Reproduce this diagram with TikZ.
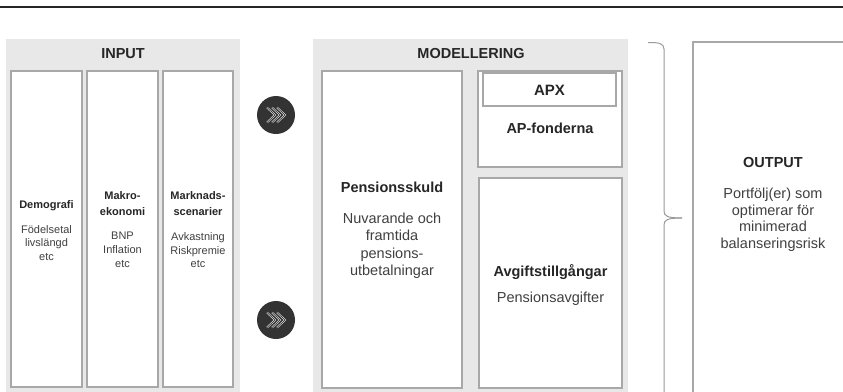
\documentclass[tikz,border=0pt]{standalone}
\usepackage{fontspec}
\setmainfont{Liberation Sans}
\usetikzlibrary{calc}
\definecolor{panelgray}{HTML}{E8E8E8}
\definecolor{boxgray}{HTML}{A8A8A8}
\definecolor{bracegray}{HTML}{9A9A9A}
\definecolor{txtdark}{HTML}{262626}
\definecolor{txtreg}{HTML}{404040}
\definecolor{circgray}{HTML}{333333}
\begin{document}
\begin{tikzpicture}[x=1pt,y=-1pt,
  panel/.style={fill=panelgray, draw=none, inner sep=0, outer sep=0},
  box/.style={draw=boxgray, fill=white, line width=1.1pt, inner sep=0, outer sep=0},
  bt/.style={font=\bfseries\fontsize{14.5}{17}\selectfont, text=txtdark, anchor=base, inner sep=0},
  rt/.style={font=\fontsize{14.5}{17}\selectfont, text=txtreg, anchor=base, inner sep=0},
  bs/.style={font=\bfseries\fontsize{11}{13}\selectfont, text=txtdark, anchor=base, inner sep=0},
  rs/.style={font=\fontsize{11}{13}\selectfont, text=txtreg, anchor=base, inner sep=0},
  go/.style={circle, fill=circgray, minimum size=38pt, inner sep=0},
  chev/.style={draw=white, double=circgray, double distance=0.7pt, line width=0.5pt},
  brace/.style={draw=bracegray, line width=1pt}]
\useasboundingbox (0,0) rectangle (843,391);
\clip (0,0) rectangle (843,391);
\fill[white] (0,0) rectangle (843,391);
% top rule
\coordinate (rl) at (0,7);
\coordinate (rr) at (843,7);
\draw[line width=1.2pt, color=txtdark] (rl) -- (rr);

% INPUT panel
\node[panel, minimum width=234pt, minimum height=356pt] (pin) at (123,217) {};
\node[bt] (tin) at (123,58) {INPUT};
\node[box, minimum width=71pt, minimum height=316pt] (demo) at (46.5,229) {};
\node[box, minimum width=71pt, minimum height=316pt] (makro) at (122.5,229) {};
\node[box, minimum width=70pt, minimum height=316pt] (mark) at (198,229) {};

\node[bs] (d1) at (46.5,208) {Demografi};
\node[rs] (d2) at (46.5,233) {Födelsetal};
\node[rs] (d3) at (46.5,246.5) {livslängd};
\node[rs] (d4) at (46.5,260) {etc};

\node[bs] (m1) at (122.5,199) {Makro-};
\node[bs] (m2) at (122.5,215.5) {ekonomi};
\node[rs] (m3) at (122.5,239) {BNP};
\node[rs] (m4) at (122.5,253) {Inflation};
\node[rs] (m5) at (122.5,267) {etc};

\node[bs] (k1) at (198,199) {Marknads-};
\node[bs] (k2) at (198,215.5) {scenarier};
\node[rs] (k3) at (198,240) {Avkastning};
\node[rs] (k4) at (198,254) {Riskpremie};
\node[rs] (k5) at (198,267) {etc};

% arrows circles
\node[go] (c1) at (276,115) {};
\node[go] (c2) at (276,320) {};
\foreach \c in {c1,c2}{
  \foreach \i in {0,1,2}{
    \draw[chev] ($(\c)+(-9+5*\i,-7.5)$) -- ++(8,7.5) -- ++(-8,7.5);
  }
}

% MODELLERING panel
\node[panel, minimum width=315pt, minimum height=356pt] (pmod) at (470.5,217) {};
\node[bt] (tmod) at (471,58) {MODELLERING};
\node[box, minimum width=140pt, minimum height=317pt] (pens) at (392,229.5) {};
\node[box, minimum width=144pt, minimum height=96pt] (ap) at (550,119) {};
\node[box, minimum width=133pt, minimum height=33pt] (apx) at (549.5,89.5) {};
\node[box, minimum width=143pt, minimum height=210pt] (avg) at (550.5,283) {};

\node[bt] (p1) at (392,192) {Pensionsskuld};
\node[rt] (p2) at (392,223) {Nuvarande och};
\node[rt] (p3) at (392,240.5) {framtida};
\node[rt] (p4) at (392,258) {pensions-};
\node[rt] (p5) at (392,275.5) {utbetalningar};

\node[bt, font=\bfseries\fontsize{15}{17}\selectfont] (a1) at (549.5,95.5) {APX};
\node[bt] (a2) at (550,133) {AP-fonderna};
\node[bt] (g1) at (550.5,276) {Avgiftstillgångar};
\node[rt] (g2) at (550.5,302) {Pensionsavgifter};

% brace
\coordinate (bt0) at (648,42.5);
\coordinate (btip) at (682,218);
\coordinate (bb0) at (664,395);
\draw[brace] (bt0) .. controls (658,42.5) and (664,43) .. (664,49) -- (664,211)
  .. controls (664,216) and (667,218) .. (btip);
\draw[brace] (btip) .. controls (667,218) and (664,220) .. (664,225) -- (bb0);

% OUTPUT box
\node[box, minimum width=170pt, minimum height=362pt] (out) at (778,223) {};
\node[bt] (o1) at (773,167) {OUTPUT};
\node[rt] (o2) at (773,198.5) {Portfölj(er) som};
\node[rt] (o3) at (773,215) {optimerar för};
\node[rt] (o4) at (773,231.5) {minimerad};
\node[rt] (o5) at (773,248) {balanseringsrisk};
\end{tikzpicture}
\end{document}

## Objective:
Exactly reproduce the run of lines from the start of the listing through the line with "(d4) at (46.5,260)", inclusive; pictures are not copied.

## Response below:
Reproduce this diagram with TikZ.
\documentclass[tikz,border=0pt]{standalone}
\usepackage{fontspec}
\setmainfont{Liberation Sans}
\usetikzlibrary{calc}
\definecolor{panelgray}{HTML}{E8E8E8}
\definecolor{boxgray}{HTML}{A8A8A8}
\definecolor{bracegray}{HTML}{9A9A9A}
\definecolor{txtdark}{HTML}{262626}
\definecolor{txtreg}{HTML}{404040}
\definecolor{circgray}{HTML}{333333}
\begin{document}
\begin{tikzpicture}[x=1pt,y=-1pt,
  panel/.style={fill=panelgray, draw=none, inner sep=0, outer sep=0},
  box/.style={draw=boxgray, fill=white, line width=1.1pt, inner sep=0, outer sep=0},
  bt/.style={font=\bfseries\fontsize{14.5}{17}\selectfont, text=txtdark, anchor=base, inner sep=0},
  rt/.style={font=\fontsize{14.5}{17}\selectfont, text=txtreg, anchor=base, inner sep=0},
  bs/.style={font=\bfseries\fontsize{11}{13}\selectfont, text=txtdark, anchor=base, inner sep=0},
  rs/.style={font=\fontsize{11}{13}\selectfont, text=txtreg, anchor=base, inner sep=0},
  go/.style={circle, fill=circgray, minimum size=38pt, inner sep=0},
  chev/.style={draw=white, double=circgray, double distance=0.7pt, line width=0.5pt},
  brace/.style={draw=bracegray, line width=1pt}]
\useasboundingbox (0,0) rectangle (843,391);
\clip (0,0) rectangle (843,391);
\fill[white] (0,0) rectangle (843,391);
% top rule
\coordinate (rl) at (0,7);
\coordinate (rr) at (843,7);
\draw[line width=1.2pt, color=txtdark] (rl) -- (rr);

% INPUT panel
\node[panel, minimum width=234pt, minimum height=356pt] (pin) at (123,217) {};
\node[bt] (tin) at (123,58) {INPUT};
\node[box, minimum width=71pt, minimum height=316pt] (demo) at (46.5,229) {};
\node[box, minimum width=71pt, minimum height=316pt] (makro) at (122.5,229) {};
\node[box, minimum width=70pt, minimum height=316pt] (mark) at (198,229) {};

\node[bs] (d1) at (46.5,208) {Demografi};
\node[rs] (d2) at (46.5,233) {Födelsetal};
\node[rs] (d3) at (46.5,246.5) {livslängd};
\node[rs] (d4) at (46.5,260) {etc};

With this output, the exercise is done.